Effects of extracellular adenine nucleotides on the electrical, ionic and secretory events in mouse pancreatic β‐cells

Abstract

1. The mechanisms whereby extracellular adenine nucleotides modulate pancreatic beta-cell function were studied with mouse islets stimulated by 15 mM glucose. 2. Adenosine 5'-triphosphate (ATP) and adenosine 5'-diphosphate (ADP) (100 microM) inhibited insulin release, 45Ca efflux and 86Rb efflux from islet cells, and decreased electrical activity in beta-cells.

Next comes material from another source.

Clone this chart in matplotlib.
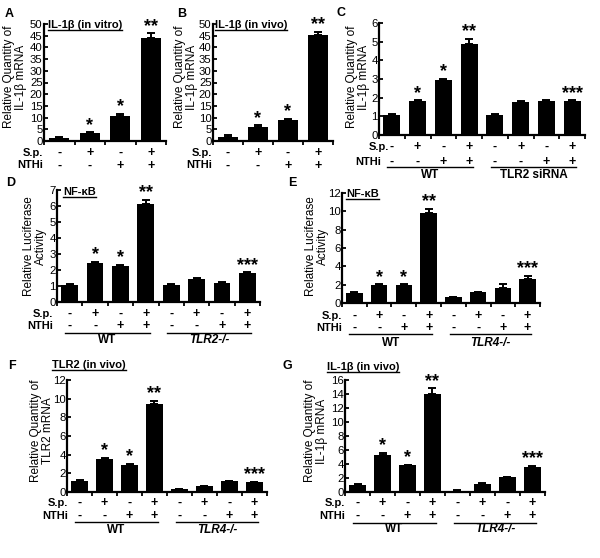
import numpy as np
import matplotlib
matplotlib.use("Agg")
import matplotlib.pyplot as plt
from matplotlib.lines import Line2D
from matplotlib.transforms import blended_transform_factory

plt.rcParams["font.family"] = ["Liberation Sans", "DejaVu Sans"]

W, H = 600, 558

# -----------------------------
# Data
# -----------------------------
sp_4 = ["-", "+", "-", "+"]
nthi_4 = ["-", "-", "+", "+"]
sp_8 = sp_4 * 2
nthi_8 = nthi_4 * 2

a_vals = [1.3, 3.3, 10.8, 44.0]
a_err = [0.3, 0.4, 0.7, 2.0]
a_stars = ["", "*", "*", "**"]

b_vals = [1.8, 6.0, 9.0, 45.5]
b_err = [0.6, 0.7, 0.6, 1.0]
b_stars = ["", "*", "*", "**"]

c_vals = [1.05, 1.8, 2.95, 4.9, 1.05, 1.75, 1.8, 1.8]
c_err = [0.05, 0.05, 0.05, 0.25, 0.05, 0.05, 0.05, 0.05]
c_stars = ["", "*", "*", "**", "", "", "", "***"]

d_vals = [1.05, 2.45, 2.25, 6.15, 1.05, 1.45, 1.2, 1.8]
d_err = [0.05, 0.05, 0.08, 0.25, 0.05, 0.05, 0.05, 0.05]
d_stars = ["", "*", "*", "**", "", "", "", "***"]

e_vals = [1.1, 1.95, 1.95, 9.8, 0.65, 1.15, 1.6, 2.6]
e_err = [0.1, 0.1, 0.1, 0.5, 0.05, 0.05, 0.45, 0.4]
e_stars = ["", "*", "*", "**", "", "", "", "***"]

f_vals = [1.15, 3.5, 2.9, 9.4, 0.3, 0.6, 1.15, 1.05]
f_err = [0.1, 0.15, 0.15, 0.4, 0.05, 0.05, 0.05, 0.05]
f_stars = ["", "*", "*", "**", "", "", "", "***"]

g_vals = [1.0, 5.3, 3.8, 14.0, 0.2, 1.2, 2.1, 3.6]
g_err = [0.1, 0.3, 0.1, 0.8, 0.05, 0.1, 0.1, 0.1]
g_stars = ["", "*", "*", "**", "", "", "", "***"]

qty_il1b = "Relative Quantity of\nIL-1\u03b2 mRNA"
qty_tlr2 = "Relative Quantity of\nTLR2 mRNA"
luc = "Relative Luciferase\nActivity"

fig = plt.figure(figsize=(W / 100, H / 100), dpi=100)
titles = []


def fy(y):
    return 1 - y / H


def make_axes(left, top, right, bottom):
    ax = fig.add_axes([left / W, 1 - bottom / H, (right - left) / W, (bottom - top) / H])
    ax.patch.set_alpha(0)
    return ax


def draw_bars(ax, vals, err, stars, ymax, ystep):
    n = len(vals)
    x = np.arange(n)
    ax.bar(x, vals, width=0.66, color="black", zorder=2)
    ax.errorbar(x, vals, yerr=[np.zeros(n), err], fmt="none", ecolor="black",
                elinewidth=1.4, capsize=3, capthick=1.4, zorder=1)
    for xi, v, e, s in zip(x, vals, err, stars):
        if s:
            ax.annotate(s, (xi, v + e), xytext=(0, -1), textcoords="offset points",
                        ha="center", va="bottom", fontsize=13, fontweight="bold")
    ax.set_xlim(-0.5, n - 0.5)
    ax.set_ylim(0, ymax)
    ax.set_yticks(np.arange(0, ymax + 0.01, ystep))
    ax.set_xticks(np.arange(-0.5, n, 1.0))
    ax.set_xticklabels([])
    for side in ["top", "right"]:
        ax.spines[side].set_visible(False)
    for side in ["left", "bottom"]:
        ax.spines[side].set_linewidth(1.6)
    ax.tick_params(axis="y", direction="in", length=3, width=1.3, pad=1, labelsize=8.2)
    ax.tick_params(axis="x", direction="out", length=3, width=1.3)


def treatments(ax, sp, nthi, y_sp, y_nthi, right_sp, right_nthi):
    tr = blended_transform_factory(ax.transData, fig.transFigure)
    for i, (a, b) in enumerate(zip(sp, nthi)):
        ax.text(i, fy(y_sp), a, transform=tr, ha="center", va="center",
                fontsize=9, fontweight="bold")
        ax.text(i, fy(y_nthi), b, transform=tr, ha="center", va="center",
                fontsize=9, fontweight="bold")
    fig.text(right_sp / W, fy(y_sp), "S.p.", ha="right", va="center",
             fontsize=8, fontweight="bold")
    fig.text(right_nthi / W, fy(y_nthi), "NTHi", ha="right", va="center",
             fontsize=8, fontweight="bold")


def groups(ax, y_line, y_label, label2):
    tr = blended_transform_factory(ax.transData, fig.transFigure)
    for x0, x1, lab, style in [(-0.2, 3.15, "WT", "normal"), (3.85, 7.15, label2[0], label2[1])]:
        ax.plot([x0, x1], [fy(y_line), fy(y_line)], transform=tr, color="black",
                lw=1.0, clip_on=False)
        ax.text((x0 + x1) / 2, fy(y_label), lab, transform=tr, ha="center", va="center",
                fontsize=8.5, fontweight="bold", style=style)


def ylabel(x, y, text):
    fig.text(x / W, fy(y), text, rotation=90, ha="center", va="center",
             multialignment="center", fontsize=8.5, linespacing=0.9)


def title(x, y, text):
    t = fig.text(x / W, fy(y), text, ha="left", va="baseline", fontsize=8, fontweight="bold")
    titles.append((t, y + 2))


def letter(x, y, text):
    fig.text(x / W, fy(y), text, ha="center", va="center", fontsize=9, fontweight="bold")


# -----------------------------
# Panels
# -----------------------------
ax_a = make_axes(44, 24, 166, 141)
draw_bars(ax_a, a_vals, a_err, a_stars, 50, 5)
treatments(ax_a, sp_4, nthi_4, 152.5, 165.5, 43, 43)
ylabel(15, 77, qty_il1b)
title(48, 28, "IL-1\u03b2 (in vitro)")
letter(9, 14, "A")

ax_b = make_axes(213, 24, 333, 141)
draw_bars(ax_b, b_vals, b_err, b_stars, 50, 5)
treatments(ax_b, sp_4, nthi_4, 152.5, 165.5, 212, 212)
ylabel(186, 77, qty_il1b)
title(215, 28, "IL-1\u03b2 (in vivo)")
letter(182, 14, "B")

ax_c = make_axes(379, 23, 585, 135)
draw_bars(ax_c, c_vals, c_err, c_stars, 6, 1)
treatments(ax_c, sp_8, nthi_8, 147, 162, 389, 381)
groups(ax_c, 167, 175, ("TLR2 siRNA", "normal"))
ylabel(358, 77, qty_il1b)
letter(341, 13, "C")

ax_d = make_axes(57, 190, 260, 302)
draw_bars(ax_d, d_vals, d_err, d_stars, 7, 1)
treatments(ax_d, sp_8, nthi_8, 314, 326, 53, 53)
groups(ax_d, 333, 340, ("TLR2-/-", "italic"))
ylabel(35, 246, luc)
title(63, 195, "NF-\u03baB")
letter(11, 183, "D")

ax_e = make_axes(342, 193, 540, 303)
draw_bars(ax_e, e_vals, e_err, e_stars, 12, 2)
treatments(ax_e, sp_8, nthi_8, 316, 328, 342, 342)
groups(ax_e, 334, 343, ("TLR4-/-", "italic"))
ylabel(317, 246, luc)
title(346, 197, "NF-\u03baB")
letter(292, 183, "E")

ax_f = make_axes(67, 380, 267, 492)
draw_bars(ax_f, f_vals, f_err, f_stars, 12, 2)
treatments(ax_f, sp_8, nthi_8, 503, 516, 68, 68)
groups(ax_f, 522, 530, ("TLR4-/-", "italic"))
ylabel(42, 431, qty_tlr2)
title(52, 368, "TLR2 (in vivo)")
letter(12, 366, "F")

ax_g = make_axes(345, 380, 545, 492)
draw_bars(ax_g, g_vals, g_err, g_stars, 16, 2)
treatments(ax_g, sp_8, nthi_8, 503, 516, 345, 345)
groups(ax_g, 523, 529, ("TLR4-/-", "italic"))
ylabel(316, 431, qty_il1b)
title(327, 370, "IL-1\u03b2 (in vivo)")
letter(287, 366, "G")

# underline the panel titles
fig.canvas.draw()
renderer = fig.canvas.get_renderer()
for t, y_line in titles:
    bb = t.get_window_extent(renderer)
    fig.add_artist(Line2D([bb.x0 / W, bb.x1 / W], [fy(y_line), fy(y_line)],
                          transform=fig.transFigure, color="black", lw=1.0))

fig.savefig("out.png", dpi=100)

These changes were rapid but small and transient. 3. alpha,beta-Methylene ADP caused a rapid and sustained inhibition of insulin release, 45Ca efflux and 86Rb efflux from islet cells. It also produced a slight hyperpolarization of the beta-cell membrane, with sustained modification of the pattern but only transient decrease of the intensity of the electrical activity. In the absence of extracellular Ca2+, alpha,beta-methylene ADP increased 45Ca and 86Rb efflux without changing insulin release. Most effects of alpha,beta-methylene ATP were qualitatively similar but quantitatively smaller than those of the ADP-analogue. 4. Adenylylimido-diphosphate (AMP-PNP) slightly increased 45Ca and 86Rb efflux and potentiated insulin release in the presence of extracellular Ca2+. However, its effects on electrical activity in beta-cells were qualitatively similar to those of the alpha,beta-methylene analogues. 5. The small effects of ATP and ADP could result from their degradation into adenosine. alpha,beta-Methylene ADP appears to increase K+ permeability of the beta-cell membrane and to produce a second, intracellular, effect which largely contributes to the inhibition of insulin release. Another recognition site, with higher affinity for triphosphate derivatives, could mediate the small stimulatory effects of AMP-PNP.